▸ DATA RECORDS:
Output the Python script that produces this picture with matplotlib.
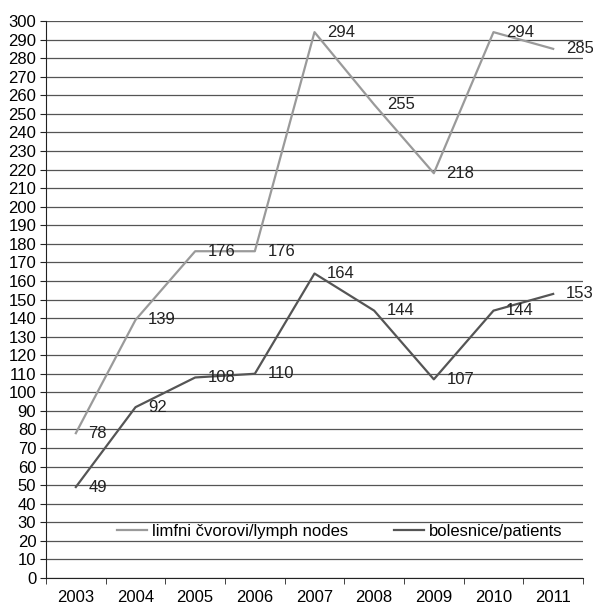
import matplotlib.pyplot as plt
import numpy as np

plt.rcParams['font.family'] = ['Liberation Sans', 'DejaVu Sans']

years = ["2003", "2004", "2005", "2006", "2007", "2008", "2009", "2010", "2011"]
lymph_nodes = [78, 139, 176, 176, 294, 255, 218, 294, 285]
patients = [49, 92, 108, 110, 164, 144, 107, 144, 153]

fig = plt.figure(figsize=(5.93, 6.05), dpi=100)
ax = fig.add_axes([46 / 593, 1 - 578 / 605, (583 - 46) / 593, (578 - 21) / 605])

x = np.arange(len(years))
ax.plot(x, lymph_nodes, color="#9a9a9a", lw=1.6, label="limfni čvorovi/lymph nodes", zorder=3)
ax.plot(x, patients, color="#555555", lw=1.6, label="bolesnice/patients", zorder=3)

for xi, v in zip(x, lymph_nodes):
    ax.annotate(str(v), (xi, v), xytext=(9, 0), textcoords="offset points",
                va="center", ha="left", fontsize=12, color="#222222", zorder=4)
for xi, v in zip(x, patients):
    ax.annotate(str(v), (xi, v), xytext=(9, 0), textcoords="offset points",
                va="center", ha="left", fontsize=12, color="#222222", zorder=4)

ax.set_xlim(-0.5, len(years) - 0.5)
ax.set_ylim(0, 300)
ax.set_yticks(range(0, 301, 10))
ax.set_xticks(x)
ax.set_xticklabels(years)
ax.set_xticks(np.arange(-0.5, len(years), 1), minor=True)
ax.tick_params(axis="x", which="major", length=0, pad=9, labelsize=12)
ax.tick_params(axis="x", which="minor", length=4, color="#222222")
ax.tick_params(axis="y", length=4, labelsize=12, color="#222222", pad=3)

ax.grid(axis="y", color="#555555", lw=0.9)
ax.set_axisbelow(True)
for s in ["top", "right"]:
    ax.spines[s].set_visible(False)
ax.spines["left"].set_color("#222222")
ax.spines["bottom"].set_color("#222222")

ax.legend(loc="center", bbox_to_anchor=(0.547, 0.083), ncol=2, frameon=False,
          fontsize=12, handlelength=1.8, columnspacing=2.7, handletextpad=0.35)

fig.savefig("out.png", dpi=100)
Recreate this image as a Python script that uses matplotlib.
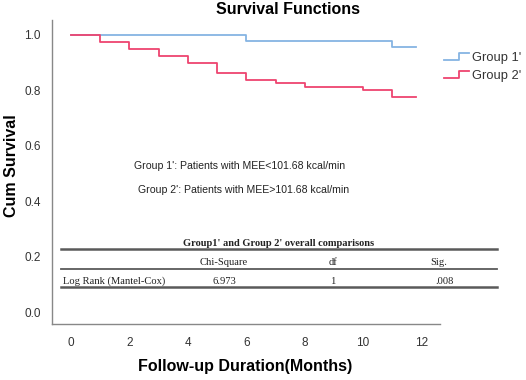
import matplotlib
matplotlib.use("Agg")
import matplotlib.pyplot as plt
from matplotlib.lines import Line2D
from matplotlib.legend_handler import HandlerLine2D

# Data
g1_times = [0, 6, 11, 11.8]
g1_surv = [1.0, 0.977, 0.955, 0.955]
g2_times = [0, 1, 2, 3, 4, 5, 6, 7, 8, 10, 11, 11.8]
g2_surv = [1.0, 0.975, 0.95, 0.925, 0.9, 0.862, 0.838, 0.825, 0.812, 0.8, 0.775, 0.775]
labels = ["Group 1'", "Group 2'"]
colors = ["#86B4E3", "#EE4470"]
x_ticks = [0, 2, 4, 6, 8, 10, 12]
y_ticks = [0.0, 0.2, 0.4, 0.6, 0.8, 1.0]
table_title = "Group1' and Group 2' overall comparisons"
table_header = ["Chi-Square", "df", "Sig."]
table_row = ["Log Rank (Mantel-Cox)", "6.973", "1", ".008"]
note1 = "Group 1': Patients with MEE<101.68 kcal/min"
note2 = "Group 2': Patients with MEE>101.68 kcal/min"

plt.rcParams['font.family'] = ['Liberation Sans', 'DejaVu Sans']

W, H = 526, 380
fig = plt.figure(figsize=(W/100, H/100), dpi=100)
ax = fig.add_axes([52/W, 1-324/H, (440-52)/W, (324-20)/H])

for t, s, c, lab in [(g1_times, g1_surv, colors[0], labels[0]), (g2_times, g2_surv, colors[1], labels[1])]:
    ax.step(t, s, where='post', color=c, lw=1.3, label=lab)

ax.set_xlim(-0.65, 12.63)
ax.set_ylim(-0.043, 1.054)
ax.set_xticks(x_ticks)
ax.set_yticks(y_ticks)
ax.set_yticklabels([f"{v:.1f}" for v in y_ticks])
ax.tick_params(length=0, labelsize=8.5, colors='#333333', pad=8)
ax.tick_params(axis='x', pad=9)
for sp in ['top', 'right']:
    ax.spines[sp].set_visible(False)
for sp in ['left', 'bottom']:
    ax.spines[sp].set_color('#888888')
    ax.spines[sp].set_linewidth(1.0)

fig.text(288/W, 1-10/H, "Survival Functions", ha='center', va='center', fontsize=11.5, fontweight='bold')
fig.text(245/W, 1-367/H, "Follow-up Duration(Months)", ha='center', va='center', fontsize=11.5, fontweight='bold')
fig.text(12/W, 1-166/H, "Cum Survival", ha='center', va='center', rotation=90, fontsize=11.5, fontweight='bold')


class StepHandler(HandlerLine2D):
    def create_artists(self, legend, orig_handle, xdescent, ydescent, width, height, fontsize, trans):
        x0, x1 = -xdescent, -xdescent + width
        xm = x0 + 0.62 * width
        ylo, yhi = -ydescent + 0.15 * height, -ydescent + 0.85 * height
        ln = Line2D([x0, xm, xm, x1], [ylo, ylo, yhi, yhi], color=orig_handle.get_color(),
                    lw=orig_handle.get_linewidth(), transform=trans)
        return [ln]

handles, labs = ax.get_legend_handles_labels()
leg = fig.legend(handles, labs, loc='upper left', bbox_to_anchor=(444/W, 1-52/H), frameon=False,
                 fontsize=9.3, handler_map={Line2D: StepHandler()}, handlelength=1.9,
                 handletextpad=0.25, labelspacing=0.45, borderaxespad=0, borderpad=0)
for t in leg.get_texts():
    t.set_color('#333333')

fig.text(240/W, 1-166/H, note1, ha='center', va='center', fontsize=7.6, color='#222222')
fig.text(244/W, 1-190/H, note2, ha='center', va='center', fontsize=7.6, color='#222222')

# Table
serif = ['Liberation Serif', 'DejaVu Serif']
fs = 7.6
fig.text(279/W, 1-243/H, table_title, ha='center', va='center', fontsize=7.5, fontweight='bold', family=serif, color='#222222')
for y, lw in [(249.3, 1.8), (268.7, 1.3), (287, 1.8)]:
    fig.add_artist(Line2D([61/W, 497/W], [1-y/H, 1-y/H], transform=fig.transFigure, color='#5a5a5a', lw=lw))
for txt, xc in zip(table_header, [224, 333, 439]):
    fig.text(xc/W, 1-262.5/H, txt, ha='center', va='center', fontsize=fs, family=serif, color='#222222')
fig.text(63/W, 1-281/H, table_row[0], ha='left', va='center', fontsize=fs, family=serif, color='#222222')
for txt, xc in zip(table_row[1:], [224, 333, 445]):
    fig.text(xc/W, 1-281/H, txt, ha='center', va='center', fontsize=fs, family=serif, color='#222222')

fig.savefig("out.png", dpi=100)
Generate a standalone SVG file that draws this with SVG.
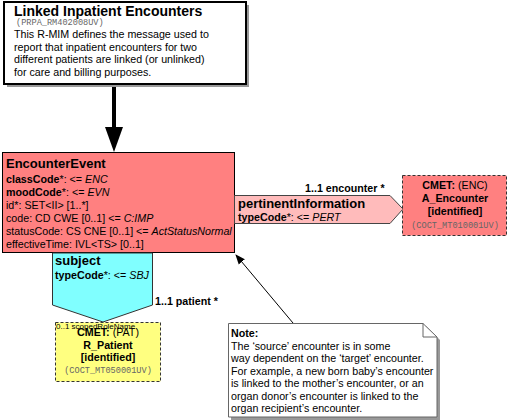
<svg xmlns="http://www.w3.org/2000/svg" width="509" height="420" viewBox="0 0 509 420">
<defs>
<marker id="arr" markerWidth="10" markerHeight="10" refX="9" refY="5" orient="auto" markerUnits="userSpaceOnUse">
<path d="M0,1 L10,5 L0,9 Z" fill="#000"/>
</marker>
</defs>
<style>
text{font-family:"Liberation Sans",Arial,sans-serif;fill:#000}
.b{font-weight:bold}
.i{font-style:italic}
.t11{font-size:10.7px}
.t13{font-size:13px}
.mono{font-family:"Liberation Mono","Courier New",monospace;font-size:8.6px;fill:#666}
.shadow{fill:#999}
.dash{stroke:#333;stroke-width:1;stroke-dasharray:3,2}
</style>
<rect width="509" height="420" fill="#fff"/>

<g id="connectors">
<line x1="114" y1="84" x2="114" y2="128" stroke="#000" stroke-width="4"/>
<polygon points="105,127 123,127 114,152" fill="#000"/>
<line x1="293" y1="323" x2="236" y2="255" stroke="#000" stroke-width="1" marker-end="url(#arr)"/>
</g>

<g id="title">
<rect x="7" y="5" width="242" height="82" class="shadow"/>
<rect x="4" y="2" width="242" height="82" fill="#fff" stroke="#000" stroke-width="2"/>
<text x="14" y="16" class="b" style="font-size:14px">Linked Inpatient Encounters</text>
<text x="16" y="25" class="mono">(PRPA_RM402008UV)</text>
<text x="14" y="38" class="t11">This R-MIM defines the message used to</text>
<text x="14" y="50.5" class="t11">report that inpatient encounters for two</text>
<text x="14" y="63" class="t11">different patients are linked (or unlinked)</text>
<text x="14" y="75.5" class="t11">for care and billing purposes.</text>
</g>

<g id="EncounterEvent">
<rect x="2.5" y="152.5" width="232" height="100" fill="#FF8080" stroke="#000" stroke-width="1"/>
<text x="6" y="168" class="b t13">EncounterEvent</text>
<text x="6" y="183" class="t11"><tspan class="b">classCode</tspan>*: &lt;= <tspan class="i">ENC</tspan></text>
<text x="6" y="196" class="t11"><tspan class="b">moodCode</tspan>*: &lt;= <tspan class="i">EVN</tspan></text>
<text x="6" y="209" class="t11">id*: SET&lt;II&gt; [1..*]</text>
<text x="6" y="222" class="t11">code: CD CWE [0..1] &lt;= <tspan class="i">C:IMP</tspan></text>
<text x="6" y="235" class="t11">statusCode: CS CNE [0..1] &lt;= <tspan class="i">ActStatusNormal</tspan></text>
<text x="6" y="248" class="t11">effectiveTime: IVL&lt;TS&gt; [0..1]</text>
</g>

<g id="pertinentInformation">
<path d="M234.5,195.5 L390,195.5 L403,209 L390,223.5 L234.5,223.5 Z" fill="#FFBBBB" stroke="#444" stroke-width="1"/>
<text x="238" y="208" class="b t13">pertinentInformation</text>
<text x="238" y="221" class="t11"><tspan class="b">typeCode</tspan>*: &lt;= <tspan class="i">PERT</tspan></text>
<text x="305" y="192" class="b t11">1..1 encounter  *</text>
</g>

<g id="A_Encounter">
<rect x="402.5" y="175.5" width="104" height="60" fill="#FF8080" class="dash"/>
<text x="455" y="189" text-anchor="middle" class="t11"><tspan class="b">CMET:</tspan> (ENC)</text>
<text x="455" y="202" text-anchor="middle" class="b t11">A_Encounter</text>
<text x="455" y="215" text-anchor="middle" class="b t11">[identified]</text>
<text x="455" y="228" text-anchor="middle" class="mono">(COCT_MT010001UV)</text>
</g>

<g id="subject">
<path d="M52.5,253 L152.5,253 L152.5,305 L103,322 L52.5,305 Z" fill="#80FFFF" stroke="#333" stroke-width="1"/>
<text x="55" y="265" class="b t13">subject</text>
<text x="55" y="279" class="t11"><tspan class="b">typeCode</tspan>*: &lt;= <tspan class="i">SBJ</tspan></text>
<text x="155" y="305" class="b t11">1..1 patient  *</text>
</g>

<g id="R_Patient">
<rect x="55.5" y="322.5" width="105" height="59" fill="#FFFF80" class="dash"/>
<text x="56" y="329" style="font-size:8px">0..1 scopedRoleName</text>
<text x="108" y="336" text-anchor="middle" class="t11"><tspan class="b">CMET:</tspan> (PAT)</text>
<text x="108" y="348.5" text-anchor="middle" class="b t11">R_Patient</text>
<text x="108" y="361" text-anchor="middle" class="b t11">[identified]</text>
<text x="108" y="373" text-anchor="middle" class="mono">(COCT_MT050001UV)</text>
</g>

<g id="note">
<path d="M231,326 L426,326 L440,340 L440,420 L231,420 Z" class="shadow"/>
<path d="M228.5,323.5 L423,323.5 L437,337 L437,417 L228.5,417 Z" fill="#fff" stroke="#666" stroke-width="1"/>
<path d="M423,323.5 L423,337 L437,337" fill="none" stroke="#666" stroke-width="1"/>
<text x="231" y="337" class="b t11">Note:</text>
<text x="231" y="349.5" class="t11">The ‘source’ encounter is in some</text>
<text x="231" y="362" class="t11">way dependent on the ‘target’ encounter.</text>
<text x="231" y="374.5" class="t11">For example, a new born baby’s encounter</text>
<text x="231" y="387" class="t11">is linked to the mother’s encounter, or an</text>
<text x="231" y="399.5" class="t11">organ donor’s encounter is linked to the</text>
<text x="231" y="412" class="t11">organ recipient’s encounter.</text>
</g>
</svg>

▸ GIVEN PROBLEM:
Leaving out all pictures, set down exactly the lines of the material above, from the line with "Recreate this image" to the line with "ax.step(t, s, where='post', color=c, lw=1.3, label=lab)" inclusive, and no others.

▸ REPLY:
Recreate this image as a Python script that uses matplotlib.
import matplotlib
matplotlib.use("Agg")
import matplotlib.pyplot as plt
from matplotlib.lines import Line2D
from matplotlib.legend_handler import HandlerLine2D

# Data
g1_times = [0, 6, 11, 11.8]
g1_surv = [1.0, 0.977, 0.955, 0.955]
g2_times = [0, 1, 2, 3, 4, 5, 6, 7, 8, 10, 11, 11.8]
g2_surv = [1.0, 0.975, 0.95, 0.925, 0.9, 0.862, 0.838, 0.825, 0.812, 0.8, 0.775, 0.775]
labels = ["Group 1'", "Group 2'"]
colors = ["#86B4E3", "#EE4470"]
x_ticks = [0, 2, 4, 6, 8, 10, 12]
y_ticks = [0.0, 0.2, 0.4, 0.6, 0.8, 1.0]
table_title = "Group1' and Group 2' overall comparisons"
table_header = ["Chi-Square", "df", "Sig."]
table_row = ["Log Rank (Mantel-Cox)", "6.973", "1", ".008"]
note1 = "Group 1': Patients with MEE<101.68 kcal/min"
note2 = "Group 2': Patients with MEE>101.68 kcal/min"

plt.rcParams['font.family'] = ['Liberation Sans', 'DejaVu Sans']

W, H = 526, 380
fig = plt.figure(figsize=(W/100, H/100), dpi=100)
ax = fig.add_axes([52/W, 1-324/H, (440-52)/W, (324-20)/H])

for t, s, c, lab in [(g1_times, g1_surv, colors[0], labels[0]), (g2_times, g2_surv, colors[1], labels[1])]:
    ax.step(t, s, where='post', color=c, lw=1.3, label=lab)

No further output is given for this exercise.